The rats are still there, but he “… got accustomed to the noise as one does to the ticking of a clock… Malcolm Draws his attention back to the rats which have started scampering again. It look from the book that the rats are playing with Malcolm’s mind so more tension is created. The tension carrys on rising as Malcolm Notices a large portrait of the Judge, the owner of the house. At first glance he started so suddenly that he almost dropped a lamp he was carrying. This raises tension as Malcolm makes a mistake nearly dropping the lamp showing that he is very scared at this time. “It was nearly an hour when he looked up from his book disturbed by the sudden stillness”.

This creates tension as in the middle of the night, when everything is still, you are waiting for something to happen. There’s no wind howling and roaring, there is no sound. Tension rises extremely as the Judge rises from his chair. This is when you actually begin to feel frightened. There was some fascination inn the Judge’s eyes. The Judge is keeping his baleful eyes on Malcolmson the whole time, which brings the tension right up. Nobody likes to be glared in the eye. Finally, the Judge, who had been keeping his eyes fixed on Malcolmson, looks up.

When the alarm goes off in the Judge’s house, crowds rush and see what’s going on, the doctor at the head. When they burst into the great dining – room, they find at the end of the rope of the great alarm bell, hung the body of the student. And when they looked up at the picture of the Judge, there is a malignant smile. So the second gothic story I chose for this essay is another story set in a traditional gothic house. The Red Room introduces a confident character which later in the story we find out that he gets completely freaked out by something he believed didn’t exist.

When this main character says “I can assure you”, he is actually reassuring his own beliefs of the existence of ghosts, somewhat creating an atmosphere of confidence. The main character also states “It will take a tangible ghost to frighten me” This creates an innuendo form of fear that at the same time states two different things. Firstly the main character will possible come into contact with a ghost, and secondly he’s going to get scared out of his wit. Creating an expecting sort of tension, so we guess what happens next, but we want to read on to find out whether its true or not.

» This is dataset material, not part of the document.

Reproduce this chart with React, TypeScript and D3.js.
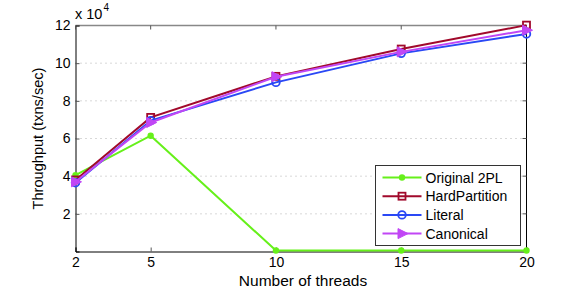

More characters enter the story creating a bit of depth. The second character is a man with a withered arm. Not much relevance to us, but in pre 20th century, a withered arm was a curse. Next we get introduced to the old ‘wise’ woman. The over confident character believes all these other people are trying to trick him, telling him stories of other peoples mishaps in the same house, about one man who died. That particular story, creates tension as we start to believe are character might go the same way.

He is now trying to lead us to believe now that he dosnt know what what will happen, but as stated before He says, “It will take a very tangiable ghost to frighten me. ” From this quote we begin to believe he will go ghost hunting, creating huge amounts of expectation and tension. The forth Character brings more mystery into the atmosphere as he is more old and decrepid. To bring the tension in he is described as not being very aesthetically pleasing. “His decaying yellow teeth,” and is very dirty, not particularly a looker then. We are being led to dislike this group of old people and are waiting to disprove all their inane theories.

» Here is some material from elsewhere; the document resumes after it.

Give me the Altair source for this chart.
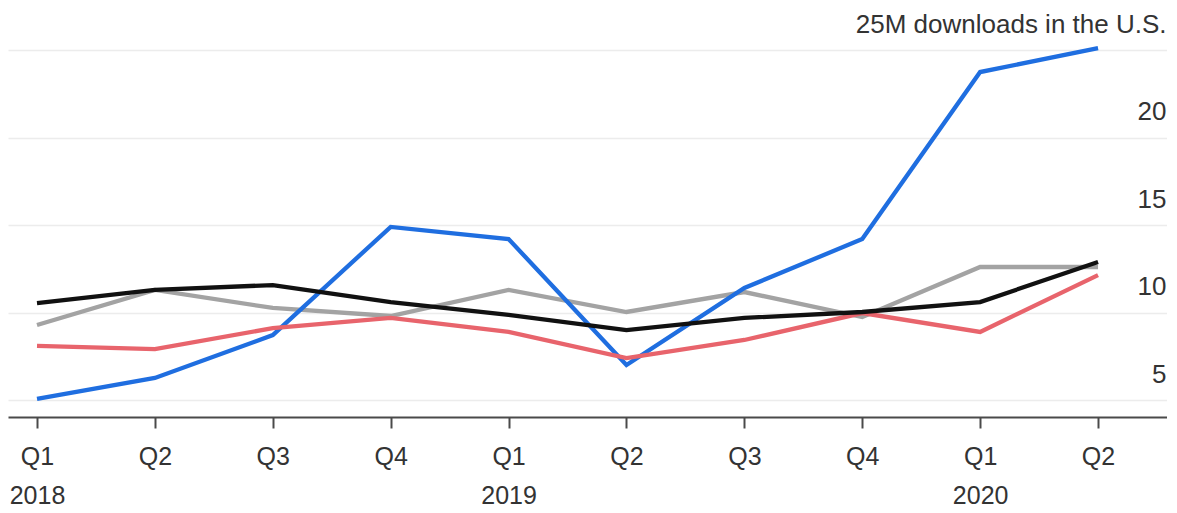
import json
import altair as alt
import pandas as pd

quarters = ["Q1", "Q2", "Q3", "Q4", "Q1", "Q2", "Q3", "Q4", "Q1", "Q2"]
years = ["2018", "", "", "", "2019", "", "", "", "2020", ""]

series_names = ["Gray", "Blue", "Red", "Black"]
series_colors = ["#a3a3a3", "#1f6ee0", "#e8646c", "#111111"]

gray = [9.29, 11.29, 10.26, 9.80, 11.29, 10.03, 11.17, 9.74, 12.60, 12.60]
blue = [5.06, 6.26, 8.71, 14.89, 14.20, 7.00, 11.40, 14.20, 23.74, 25.11]
red = [8.09, 7.91, 9.11, 9.69, 8.89, 7.40, 8.43, 9.97, 8.89, 12.14]
black = [10.54, 11.29, 11.57, 10.60, 9.86, 9.00, 9.69, 10.03, 10.60, 12.89]

rows = []
for name, vals in zip(series_names, [gray, blue, red, black]):
    for i, v in enumerate(vals):
        rows.append({"series": name, "idx": i, "value": v})
df = pd.DataFrame(rows)

q_js = json.dumps(quarters)
y_js = json.dumps(years)
x_label_expr = f"[{q_js}[datum.value], {y_js}[datum.value]]"
y_label_expr = "datum.value == 25 ? '25M downloads in the U.S.' : datum.label"

FONT = "Liberation Sans"

chart = (
    alt.Chart(df)
    .mark_line(strokeWidth=4.3)
    .encode(
        x=alt.X(
            "idx:Q",
            scale=alt.Scale(domain=[-0.246, 9.585], nice=False, zero=False),
            axis=alt.Axis(
                values=list(range(10)),
                labelExpr=x_label_expr,
                grid=False,
                domain=True,
                domainColor="#4a4a4a",
                domainWidth=2,
                ticks=True,
                tickColor="#4a4a4a",
                tickWidth=2,
                tickSize=11,
                labelPadding=16,
                labelFontSize=25,
                labelLineHeight=39,
                labelColor="#333333",
                labelFont=FONT,
                title=None,
            ),
        ),
        y=alt.Y(
            "value:Q",
            scale=alt.Scale(domain=[4.03, 27.4], nice=False, zero=False),
            axis=alt.Axis(
                orient="right",
                values=[5, 10, 15, 20, 25],
                labelExpr=y_label_expr,
                grid=True,
                gridColor="#ececec",
                gridWidth=1.5,
                domain=False,
                ticks=False,
                labelAlign="right",
                labelBaseline="middle",
                labelOffset=-26,
                labelPadding=-1,
                labelFontSize=26,
                labelLimit=600,
                labelColor="#333333",
                labelFont=FONT,
                title=None,
            ),
        ),
        color=alt.Color(
            "series:N",
            scale=alt.Scale(domain=series_names, range=series_colors),
            legend=None,
        ),
        order=alt.Order("idx:Q"),
    )
    .properties(width=1159, height=409, padding=0)
    .configure(font=FONT)
    .configure_view(stroke=None)
)

chart.save("out.html", embed_options={"renderer": "svg", "actions": False})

The man with the withered arm gives the newcomer a glance of positive dislike which sends the tension rising as it would not have been very nice sat in that room. The tension keeps building as we see a “monstrous shadow” of the newcomer. A monstrous shadow is big and scary so as well as tension, it builds up fear. ”If,’ said I, ‘You will show me to this haunted room of yours, I will make myself comfortable there. ” This sarcasm begins to lower the tension a little. He obviously doesn’t believe that he’s going to see a ghost there, which lowers the tension for the reader. This night of all nights’ is repeated increasing the tension. He stands up and walks out, closing the door behind him. He then enters a long, chilly passage. We have now been introduced to all four characters and we know them quite well. We have decided which characters we like and which ones we dislike as well. He then walks down a ‘long, draughty subterranean passage,’ which is ‘chilly and dusty,’ then his candle flares and makes ‘the shadows cower and quiver. ‘ Everything is in a black shadow, which creates a proper gothic atmosphere.

We discover that he is beginning to feel a little less confident and slightly scared, but is trying not to show it. We know now that we are half way through the story, which creates tension without the author even writing it. We can just tell that something big is about to happen. Then him talking quickly and sharply builds up the tension, ‘I entered, closed the door’ ‘turned the key’ ‘stood with the candle. ‘ We also find out that another person who has entered the room has died which leaves us wondering if our confident character will make it out of there alive.

The confident character is now scared and doesn’t want to take any risks. He sets up a “barricade before me”. The tension is rising, leaving the reader gripped to the story, as we want to find out more. We then find out that it is midnight, which sets the fear of god into us as it’s a ghost story, something is about to happen and it’s the middle of the night! Then some candles go out, leaving us thinking, “Is this it? Is there a ghost stood there? ” We then find out he’s extremely scared because he lights a match with ‘quivering haste. As more candles have gone out leading us to believe that it is a ghost’s doing. The tension is rising rapidly now. Then he ‘screamed with all my might-once, twice, thrice. ‘ We have now established that he has given up and is too scared. He starts shaking and trying to find the door but he can’t remember where the door is and he is scared of the dark. We know that he is losing his mind. He then had a “heavy blow” to his forehead and couldn’t remember any more. The tension lowers and we begin to feel comfortable again.

We now realize that he was walking into things and scaring and damaging himself. Apparently, what was haunting the room was fear. And this ends the story with the tension at high. I have studied these stories carefully and have found it hard to decide which story is the most effective, but I have decided that The Judge’s House is the most effective as it leaves you with a scary scene. A student hanging there dead, whereas The Red Room ends quite happily and everybody survives. I feel that I enjoyed reading The Red Room more but found I was gripped more to The Judge’s House.